Les Pensées ne peuvent donc plus être considérées seulement comme un témoin de l’archéologie du texte, mais en constituent désormais un outil, tout en faisant pleinement partie de l’œuvre.

Une autre nouveauté est la publication des fragments subsistants d’un 4e volume manuscrit, inconnu à ce jour, grâce à une copie du XVIIIe siècle conservée par les descendants d’un proche de Montesquieu.

Grâce à ces nouvelles perspectives, l’annotation peut être beaucoup plus approfondie. La mise en relation avec les autres œuvres de Montesquieu a été particulièrement développée : alors que depuis la première publication (1899-1901), on pouvait se contenter de rapprochements avec tel passage des Considérations sur les Romains ou de L’Esprit des lois ou d’autres œuvres, le rapport précis est explicité en fonction de la date, et avec l’appui du travail effectué sur ces ouvrages. L’édition des Pensées bénéficie en effet de l’apport des Œuvres complètes imprimées, des travaux en cours, notamment avec l’édition de L’Esprit des lois, prochainement achevée, et de l’édition numérique lancée en 2016, qui a renouvelé l’approche de plusieurs ouvrages publiés avant 2010 et fournit désormais l’édition du Manuscrit de L’Esprit des lois et d’une grande partie du dossier génétique de cet ouvratge (https://montesquieu.huma-num.fr).

Les connaissances acquises et consolidées depuis des années par l’équipe d’édition ont aussi permis d’en finir avec des schémas interprétatifs simplistes : ainsi, ce qui est sommairement intitulé par Montesquieu « Histoire de France » (article n° 1302, long de plusieurs dizaines de pages) doit en fait être lu comme une histoire de l’autorité royale ou des fluctuations de la liberté, donc comme des considérations d’ordre politique. Ce seul exemple donne la mesure d’un renouvellement dont les implications sont développées au long d’une introduction d’une centaine de pages, qui donne les clés nécessaires pour tirer le meilleur parti du foisonnement des Pensées.

Ce volume a été dirigé par Catherine Volpilhac-Auger, professeur émérite de littérature française à l’ENS de Lyon, directrice des Œuvres complètes de Montesquieu et membre de l’IHRIM.

Les contributeurs sont Denis de Casabianca (Marseille), Christophe Martin (Paris-Sorbonne, CELLF), Myrtille Méricam-Bourdet (Lyon 2, IHRIM), Nadezda Plavinskaia (Académie des sciences, Moscou), †Pierre Rétat (Lyon 2, IHRIM), Céline Spector (Paris-Sorbonne, SND), Philip Stewart (Duke University, Durham USA), Jean Terrel (Bordeaux-Montaigne), Christine Théré (CNRS-INED), Catherine Volpilhac-Auger (ENS de Lyon, IHRIM).

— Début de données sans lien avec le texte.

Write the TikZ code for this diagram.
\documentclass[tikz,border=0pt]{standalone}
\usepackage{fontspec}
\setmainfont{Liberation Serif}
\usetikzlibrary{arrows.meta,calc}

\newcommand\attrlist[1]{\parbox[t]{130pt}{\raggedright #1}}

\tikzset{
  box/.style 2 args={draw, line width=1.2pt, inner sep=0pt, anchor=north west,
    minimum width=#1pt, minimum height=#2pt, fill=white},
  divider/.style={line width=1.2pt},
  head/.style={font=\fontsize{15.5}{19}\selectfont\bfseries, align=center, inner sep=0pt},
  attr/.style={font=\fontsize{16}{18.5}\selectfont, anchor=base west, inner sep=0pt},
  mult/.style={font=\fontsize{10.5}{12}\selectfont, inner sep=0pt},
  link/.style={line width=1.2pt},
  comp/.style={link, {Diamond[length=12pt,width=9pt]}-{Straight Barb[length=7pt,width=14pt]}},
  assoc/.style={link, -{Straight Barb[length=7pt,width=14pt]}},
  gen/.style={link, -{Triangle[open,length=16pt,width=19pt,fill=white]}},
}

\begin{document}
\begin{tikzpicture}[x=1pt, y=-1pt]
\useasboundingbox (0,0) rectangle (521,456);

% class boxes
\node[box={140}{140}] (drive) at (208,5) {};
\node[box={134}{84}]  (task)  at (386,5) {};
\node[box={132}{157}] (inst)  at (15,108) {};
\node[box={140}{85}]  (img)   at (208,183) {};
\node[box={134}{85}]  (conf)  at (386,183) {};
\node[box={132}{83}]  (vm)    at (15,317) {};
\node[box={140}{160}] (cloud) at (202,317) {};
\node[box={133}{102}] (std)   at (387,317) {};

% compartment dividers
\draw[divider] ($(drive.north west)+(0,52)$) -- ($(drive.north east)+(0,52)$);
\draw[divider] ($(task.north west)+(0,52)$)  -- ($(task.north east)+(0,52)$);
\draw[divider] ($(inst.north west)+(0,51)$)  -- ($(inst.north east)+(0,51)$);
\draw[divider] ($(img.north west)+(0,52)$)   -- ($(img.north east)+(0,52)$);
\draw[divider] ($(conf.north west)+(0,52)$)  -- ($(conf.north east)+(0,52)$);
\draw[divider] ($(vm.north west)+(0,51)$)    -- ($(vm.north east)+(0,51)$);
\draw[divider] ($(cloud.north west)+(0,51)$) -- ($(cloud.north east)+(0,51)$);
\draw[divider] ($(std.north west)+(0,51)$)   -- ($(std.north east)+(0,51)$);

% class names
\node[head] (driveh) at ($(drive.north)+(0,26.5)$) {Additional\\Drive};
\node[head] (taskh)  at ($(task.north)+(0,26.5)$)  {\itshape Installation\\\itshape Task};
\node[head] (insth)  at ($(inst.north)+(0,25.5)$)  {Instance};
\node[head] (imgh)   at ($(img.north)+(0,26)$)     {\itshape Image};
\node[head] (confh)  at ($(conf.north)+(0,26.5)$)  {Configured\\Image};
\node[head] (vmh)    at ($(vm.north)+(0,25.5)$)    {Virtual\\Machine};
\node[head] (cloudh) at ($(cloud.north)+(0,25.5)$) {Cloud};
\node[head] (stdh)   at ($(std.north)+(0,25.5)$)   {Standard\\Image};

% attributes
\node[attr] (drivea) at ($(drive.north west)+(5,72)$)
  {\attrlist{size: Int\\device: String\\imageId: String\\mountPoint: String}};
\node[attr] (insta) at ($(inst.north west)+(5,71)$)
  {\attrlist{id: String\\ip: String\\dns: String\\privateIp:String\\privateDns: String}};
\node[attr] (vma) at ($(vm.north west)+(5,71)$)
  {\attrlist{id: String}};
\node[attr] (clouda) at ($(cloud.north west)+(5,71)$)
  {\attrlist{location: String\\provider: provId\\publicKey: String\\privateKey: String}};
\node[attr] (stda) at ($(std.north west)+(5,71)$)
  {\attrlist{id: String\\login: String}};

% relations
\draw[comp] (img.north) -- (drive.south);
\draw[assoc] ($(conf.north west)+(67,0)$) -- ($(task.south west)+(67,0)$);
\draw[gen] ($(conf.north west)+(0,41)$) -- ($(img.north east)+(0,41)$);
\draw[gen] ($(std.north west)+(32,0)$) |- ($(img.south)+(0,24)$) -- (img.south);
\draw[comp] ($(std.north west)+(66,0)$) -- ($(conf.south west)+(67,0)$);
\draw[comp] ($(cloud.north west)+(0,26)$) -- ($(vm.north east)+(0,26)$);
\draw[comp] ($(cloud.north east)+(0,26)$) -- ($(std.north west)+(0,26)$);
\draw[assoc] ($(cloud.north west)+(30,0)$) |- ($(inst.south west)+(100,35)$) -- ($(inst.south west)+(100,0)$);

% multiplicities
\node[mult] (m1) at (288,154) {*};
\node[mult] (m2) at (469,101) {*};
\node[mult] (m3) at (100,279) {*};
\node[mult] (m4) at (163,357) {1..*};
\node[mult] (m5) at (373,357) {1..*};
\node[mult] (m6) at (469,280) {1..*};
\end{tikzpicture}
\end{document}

Tous ont déjà participé à l’édition de Œuvres complètes de Montesquieu et sont des spécialistes reconnus de son œuvre (outre leurs propres publications, ils ont aussi fortement contribué au Dictionnaire Montesquieu). Il a paru notamment indispensable de faire appel à des historiens (Ch. Théré et N. Plavinskaia), compte tenu de la nature spécifique des Pensées (c’est aussi un des apports de cette édition que le renforcement de cet aspect, méconnu jusque-là).

Ces deux volumes comprennent en outre près de 80 pages d’index (des noms propres, des principaux thèmes et sujets traités, des œuvres de Montesquieu mentionnées par Montesquieu lui-même ou par l'annotation).

La publication en deux volumes, plus coûteuse, a été rendue possible par une importante contribution du baron de Montesquieu. Elle a également été soutenue financièrement par la Richard Lounsbery Foundation (programme « From “enlightened prince” to “enlightened despot” : from Montesquieu to Catherine II », IHRIM) et par la Société Montesquieu.

L'ouvrage, présenté à la bibliothèque municipale de Bordeaux, le sera le 7 février à Paris (University of Chicago John W. Boyer Center in Paris).